Count how many lines contain the word "this". Please give only the number.

★ ★ ★ ★ ★

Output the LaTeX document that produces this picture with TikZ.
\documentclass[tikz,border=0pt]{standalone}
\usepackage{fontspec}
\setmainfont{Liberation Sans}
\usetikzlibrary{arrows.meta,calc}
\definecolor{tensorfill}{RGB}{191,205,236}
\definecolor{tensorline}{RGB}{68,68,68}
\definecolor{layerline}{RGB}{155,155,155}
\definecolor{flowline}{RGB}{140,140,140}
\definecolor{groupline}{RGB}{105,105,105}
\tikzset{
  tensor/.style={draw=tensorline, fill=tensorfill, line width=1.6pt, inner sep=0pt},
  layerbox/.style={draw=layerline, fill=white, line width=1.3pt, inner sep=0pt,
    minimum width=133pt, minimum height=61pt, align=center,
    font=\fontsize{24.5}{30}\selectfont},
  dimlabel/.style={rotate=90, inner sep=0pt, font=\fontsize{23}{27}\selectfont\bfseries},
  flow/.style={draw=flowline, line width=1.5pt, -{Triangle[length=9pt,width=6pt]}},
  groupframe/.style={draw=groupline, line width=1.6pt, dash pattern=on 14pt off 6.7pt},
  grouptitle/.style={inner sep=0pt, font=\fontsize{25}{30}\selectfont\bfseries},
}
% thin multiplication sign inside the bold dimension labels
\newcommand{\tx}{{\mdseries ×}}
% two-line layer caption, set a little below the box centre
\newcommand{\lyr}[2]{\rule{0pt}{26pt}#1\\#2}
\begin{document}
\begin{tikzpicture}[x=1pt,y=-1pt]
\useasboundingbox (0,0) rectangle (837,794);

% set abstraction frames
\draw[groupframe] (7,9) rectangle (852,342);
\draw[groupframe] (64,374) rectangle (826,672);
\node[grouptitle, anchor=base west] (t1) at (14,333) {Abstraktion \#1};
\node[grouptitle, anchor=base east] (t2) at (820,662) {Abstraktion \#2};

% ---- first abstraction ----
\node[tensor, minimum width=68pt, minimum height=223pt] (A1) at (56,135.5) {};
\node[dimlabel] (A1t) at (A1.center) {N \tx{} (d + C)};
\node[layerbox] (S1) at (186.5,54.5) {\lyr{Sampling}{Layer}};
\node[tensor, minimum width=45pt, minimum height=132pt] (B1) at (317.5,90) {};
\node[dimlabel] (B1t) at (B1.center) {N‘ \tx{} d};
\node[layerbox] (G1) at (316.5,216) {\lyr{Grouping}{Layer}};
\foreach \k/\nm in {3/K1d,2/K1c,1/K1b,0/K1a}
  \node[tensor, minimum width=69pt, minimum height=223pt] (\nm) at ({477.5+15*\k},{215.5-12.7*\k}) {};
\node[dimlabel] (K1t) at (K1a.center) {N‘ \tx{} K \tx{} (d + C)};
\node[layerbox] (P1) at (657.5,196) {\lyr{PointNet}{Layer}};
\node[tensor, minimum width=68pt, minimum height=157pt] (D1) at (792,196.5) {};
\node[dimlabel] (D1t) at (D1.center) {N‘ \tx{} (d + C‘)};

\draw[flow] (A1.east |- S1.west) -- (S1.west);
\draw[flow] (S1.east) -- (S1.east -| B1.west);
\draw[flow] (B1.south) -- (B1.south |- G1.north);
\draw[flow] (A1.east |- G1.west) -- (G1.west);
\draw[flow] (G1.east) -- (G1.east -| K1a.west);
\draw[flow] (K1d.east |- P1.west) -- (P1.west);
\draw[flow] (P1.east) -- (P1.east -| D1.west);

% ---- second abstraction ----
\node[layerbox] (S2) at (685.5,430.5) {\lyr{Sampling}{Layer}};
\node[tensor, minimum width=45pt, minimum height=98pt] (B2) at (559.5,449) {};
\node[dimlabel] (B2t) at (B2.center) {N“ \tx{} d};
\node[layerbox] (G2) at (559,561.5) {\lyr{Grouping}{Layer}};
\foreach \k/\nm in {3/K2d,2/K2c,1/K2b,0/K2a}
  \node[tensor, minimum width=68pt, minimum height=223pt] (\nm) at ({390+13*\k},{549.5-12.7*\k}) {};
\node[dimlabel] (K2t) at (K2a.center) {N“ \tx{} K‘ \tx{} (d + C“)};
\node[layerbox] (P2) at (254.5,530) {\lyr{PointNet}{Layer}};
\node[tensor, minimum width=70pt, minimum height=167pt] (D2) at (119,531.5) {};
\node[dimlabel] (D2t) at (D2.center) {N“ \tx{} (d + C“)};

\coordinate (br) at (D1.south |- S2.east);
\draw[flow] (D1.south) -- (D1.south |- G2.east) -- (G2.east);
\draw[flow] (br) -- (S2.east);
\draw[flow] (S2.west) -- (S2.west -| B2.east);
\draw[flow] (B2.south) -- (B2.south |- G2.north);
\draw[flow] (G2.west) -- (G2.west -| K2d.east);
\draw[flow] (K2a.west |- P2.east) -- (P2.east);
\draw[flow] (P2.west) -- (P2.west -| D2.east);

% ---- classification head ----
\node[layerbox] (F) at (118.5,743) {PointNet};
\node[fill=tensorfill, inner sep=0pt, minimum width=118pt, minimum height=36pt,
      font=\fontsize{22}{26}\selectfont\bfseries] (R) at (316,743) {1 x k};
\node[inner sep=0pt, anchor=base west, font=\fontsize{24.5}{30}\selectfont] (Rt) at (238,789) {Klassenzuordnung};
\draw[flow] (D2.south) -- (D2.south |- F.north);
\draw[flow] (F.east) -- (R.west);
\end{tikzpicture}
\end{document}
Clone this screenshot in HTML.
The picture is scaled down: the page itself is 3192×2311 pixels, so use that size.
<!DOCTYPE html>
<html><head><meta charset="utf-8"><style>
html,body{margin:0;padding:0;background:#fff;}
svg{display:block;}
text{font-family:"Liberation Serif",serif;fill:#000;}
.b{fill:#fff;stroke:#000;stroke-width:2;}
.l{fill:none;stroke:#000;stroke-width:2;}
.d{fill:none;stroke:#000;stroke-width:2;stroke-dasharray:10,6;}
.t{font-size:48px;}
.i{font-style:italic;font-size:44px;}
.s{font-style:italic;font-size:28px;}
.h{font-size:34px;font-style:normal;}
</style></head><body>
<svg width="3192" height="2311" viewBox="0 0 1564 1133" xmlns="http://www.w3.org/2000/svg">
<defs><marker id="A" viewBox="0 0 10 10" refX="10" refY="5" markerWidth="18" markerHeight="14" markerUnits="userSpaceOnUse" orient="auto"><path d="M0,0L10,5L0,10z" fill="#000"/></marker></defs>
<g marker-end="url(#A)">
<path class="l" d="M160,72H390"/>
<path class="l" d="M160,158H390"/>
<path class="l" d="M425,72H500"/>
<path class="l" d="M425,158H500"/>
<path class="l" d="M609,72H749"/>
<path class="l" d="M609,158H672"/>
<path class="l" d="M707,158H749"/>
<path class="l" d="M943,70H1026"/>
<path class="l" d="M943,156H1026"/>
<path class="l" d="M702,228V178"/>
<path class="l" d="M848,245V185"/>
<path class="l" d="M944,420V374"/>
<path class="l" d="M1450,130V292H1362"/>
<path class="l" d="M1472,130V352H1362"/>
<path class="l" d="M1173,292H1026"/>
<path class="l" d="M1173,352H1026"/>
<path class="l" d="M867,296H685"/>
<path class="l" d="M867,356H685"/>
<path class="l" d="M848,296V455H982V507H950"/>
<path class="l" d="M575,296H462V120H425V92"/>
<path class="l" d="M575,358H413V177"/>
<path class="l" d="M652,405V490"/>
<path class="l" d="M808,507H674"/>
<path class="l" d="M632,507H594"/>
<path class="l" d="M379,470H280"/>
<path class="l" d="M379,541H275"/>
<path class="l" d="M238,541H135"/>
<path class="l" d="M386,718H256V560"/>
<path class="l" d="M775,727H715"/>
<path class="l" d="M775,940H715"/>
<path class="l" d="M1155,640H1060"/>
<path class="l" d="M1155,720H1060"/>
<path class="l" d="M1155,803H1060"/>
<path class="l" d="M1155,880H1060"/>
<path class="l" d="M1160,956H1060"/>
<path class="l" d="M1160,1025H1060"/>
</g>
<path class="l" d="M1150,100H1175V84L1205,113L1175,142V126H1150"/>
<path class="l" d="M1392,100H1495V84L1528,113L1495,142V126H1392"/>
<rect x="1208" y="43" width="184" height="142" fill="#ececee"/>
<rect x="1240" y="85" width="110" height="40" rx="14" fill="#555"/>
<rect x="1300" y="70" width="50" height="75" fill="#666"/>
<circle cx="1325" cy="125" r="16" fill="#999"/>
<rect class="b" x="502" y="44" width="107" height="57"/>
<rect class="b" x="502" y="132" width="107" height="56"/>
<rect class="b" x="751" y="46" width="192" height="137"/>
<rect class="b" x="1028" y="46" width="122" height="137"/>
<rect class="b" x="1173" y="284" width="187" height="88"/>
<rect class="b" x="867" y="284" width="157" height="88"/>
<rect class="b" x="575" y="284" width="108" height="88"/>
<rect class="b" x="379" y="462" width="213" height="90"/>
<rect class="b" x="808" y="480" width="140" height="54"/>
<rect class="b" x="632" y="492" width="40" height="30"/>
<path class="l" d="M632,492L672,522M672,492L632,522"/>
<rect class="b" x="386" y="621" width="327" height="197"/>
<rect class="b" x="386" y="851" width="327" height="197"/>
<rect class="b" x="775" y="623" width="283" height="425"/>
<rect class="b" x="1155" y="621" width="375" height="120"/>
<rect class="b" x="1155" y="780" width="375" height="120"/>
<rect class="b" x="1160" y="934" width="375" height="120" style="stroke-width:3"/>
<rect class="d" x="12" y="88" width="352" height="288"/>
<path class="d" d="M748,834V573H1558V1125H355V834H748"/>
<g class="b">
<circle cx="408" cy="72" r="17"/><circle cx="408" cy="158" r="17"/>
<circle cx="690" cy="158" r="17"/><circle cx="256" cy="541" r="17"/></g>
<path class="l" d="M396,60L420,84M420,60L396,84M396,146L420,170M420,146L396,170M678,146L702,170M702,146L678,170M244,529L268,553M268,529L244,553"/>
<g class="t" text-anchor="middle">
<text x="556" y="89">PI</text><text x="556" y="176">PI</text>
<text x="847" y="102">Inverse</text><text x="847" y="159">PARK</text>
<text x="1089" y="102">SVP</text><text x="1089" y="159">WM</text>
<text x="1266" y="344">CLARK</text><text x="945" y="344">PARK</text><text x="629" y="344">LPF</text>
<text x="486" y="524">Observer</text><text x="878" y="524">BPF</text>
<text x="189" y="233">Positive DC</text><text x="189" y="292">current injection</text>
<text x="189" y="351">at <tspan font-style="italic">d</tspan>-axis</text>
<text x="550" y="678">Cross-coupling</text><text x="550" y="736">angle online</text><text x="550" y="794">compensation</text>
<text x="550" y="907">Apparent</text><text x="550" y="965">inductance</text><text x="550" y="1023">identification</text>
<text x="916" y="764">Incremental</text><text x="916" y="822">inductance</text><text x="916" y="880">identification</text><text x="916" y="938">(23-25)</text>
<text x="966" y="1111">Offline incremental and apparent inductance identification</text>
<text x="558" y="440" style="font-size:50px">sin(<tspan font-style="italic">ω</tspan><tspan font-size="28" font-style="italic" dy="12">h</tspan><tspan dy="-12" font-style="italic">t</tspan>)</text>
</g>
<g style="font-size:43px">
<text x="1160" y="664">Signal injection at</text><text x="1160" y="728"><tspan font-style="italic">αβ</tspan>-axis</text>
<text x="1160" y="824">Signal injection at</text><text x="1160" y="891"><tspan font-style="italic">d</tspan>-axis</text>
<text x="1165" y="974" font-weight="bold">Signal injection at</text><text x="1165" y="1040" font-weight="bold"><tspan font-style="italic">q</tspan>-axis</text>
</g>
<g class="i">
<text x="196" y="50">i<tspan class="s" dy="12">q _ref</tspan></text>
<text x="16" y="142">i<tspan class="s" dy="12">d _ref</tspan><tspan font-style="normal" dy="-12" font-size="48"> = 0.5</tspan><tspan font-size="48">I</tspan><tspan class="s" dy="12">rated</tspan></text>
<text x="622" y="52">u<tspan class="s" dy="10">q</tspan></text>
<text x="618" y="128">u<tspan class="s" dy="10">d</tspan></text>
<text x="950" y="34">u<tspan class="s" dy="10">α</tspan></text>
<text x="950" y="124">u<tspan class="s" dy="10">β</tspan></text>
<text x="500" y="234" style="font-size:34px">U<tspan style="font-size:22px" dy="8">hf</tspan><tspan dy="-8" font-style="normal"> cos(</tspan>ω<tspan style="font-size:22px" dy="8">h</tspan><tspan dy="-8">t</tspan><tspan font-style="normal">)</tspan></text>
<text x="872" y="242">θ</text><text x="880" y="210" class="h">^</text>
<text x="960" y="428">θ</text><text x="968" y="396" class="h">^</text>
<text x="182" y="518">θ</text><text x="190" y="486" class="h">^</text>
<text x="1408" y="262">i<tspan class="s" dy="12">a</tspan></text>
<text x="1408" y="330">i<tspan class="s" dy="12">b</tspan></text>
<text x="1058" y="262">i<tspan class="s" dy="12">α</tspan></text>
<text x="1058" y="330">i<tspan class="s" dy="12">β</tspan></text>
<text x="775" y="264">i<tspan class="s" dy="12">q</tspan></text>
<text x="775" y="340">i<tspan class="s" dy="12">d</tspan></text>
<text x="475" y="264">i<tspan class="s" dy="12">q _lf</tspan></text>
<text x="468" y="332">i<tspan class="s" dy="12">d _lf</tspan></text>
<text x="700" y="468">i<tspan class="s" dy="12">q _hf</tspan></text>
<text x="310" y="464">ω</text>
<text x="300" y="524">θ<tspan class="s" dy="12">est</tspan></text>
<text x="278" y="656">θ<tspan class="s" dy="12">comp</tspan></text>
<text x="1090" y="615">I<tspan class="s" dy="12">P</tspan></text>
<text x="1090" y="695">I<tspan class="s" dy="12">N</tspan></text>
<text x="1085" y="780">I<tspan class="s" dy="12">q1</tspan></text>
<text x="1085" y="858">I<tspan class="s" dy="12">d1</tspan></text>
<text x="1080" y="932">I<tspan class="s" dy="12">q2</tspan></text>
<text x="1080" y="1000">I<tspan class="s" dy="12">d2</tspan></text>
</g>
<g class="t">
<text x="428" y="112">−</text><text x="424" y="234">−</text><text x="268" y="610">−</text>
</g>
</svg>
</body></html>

★ ★ ★ ★ ★

Output:
2